Frequently asked questions

How are the FLOPs counted?

Each matrix multiply is counted as two FLOPs per multiply-add. The tool sums the QKV projections (6·s·d²), the output projection (2·s·d²), the two quadratic attention terms (2·s²·d each), the MLP (2·s·d·d_ff per matmul), and the final logits projection (2·s·d·V). Softmax, normalisation and activations are excluded as they are small by comparison.

Why does attention cost grow with the square of sequence length?

The attention score matrix has one entry per pair of positions, so it is sequence-by-sequence in size, and both computing it and applying it to the values cost on the order of s²·d. Every other term scales linearly with sequence length, so the quadratic part dominates as context grows.

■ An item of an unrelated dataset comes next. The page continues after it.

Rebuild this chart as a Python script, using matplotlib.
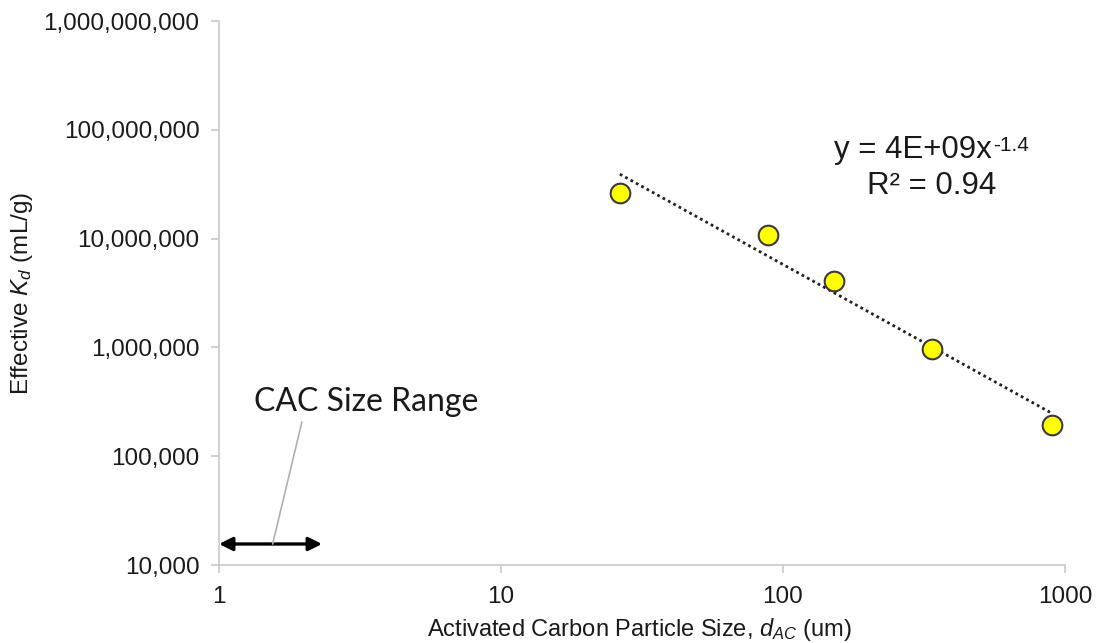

What does the training mode do?

It multiplies the forward-pass FLOPs by three, the standard approximation that a backward pass costs about twice the forward pass (gradients w.r.t. both activations and weights). This gives the familiar ≈6·N·D estimate for training a model of N parameters on D tokens.

What is the difference between SwiGLU and a standard MLP here?

A standard MLP uses two matmuls (up then down projection). SwiGLU/GLU, used in Llama, Mistral and most recent models, uses three because it has a separate gate projection. Selecting it raises the MLP cost by 50% relative to the standard block at the same d_ff.

Will these match what I measure on a GPU?

The arithmetic is exact for the matmuls counted, but real wall-clock time also depends on memory bandwidth, kernel efficiency, achieved utilisation and overlap. Use these figures for relative comparisons and budget estimates, not as a prediction of measured throughput.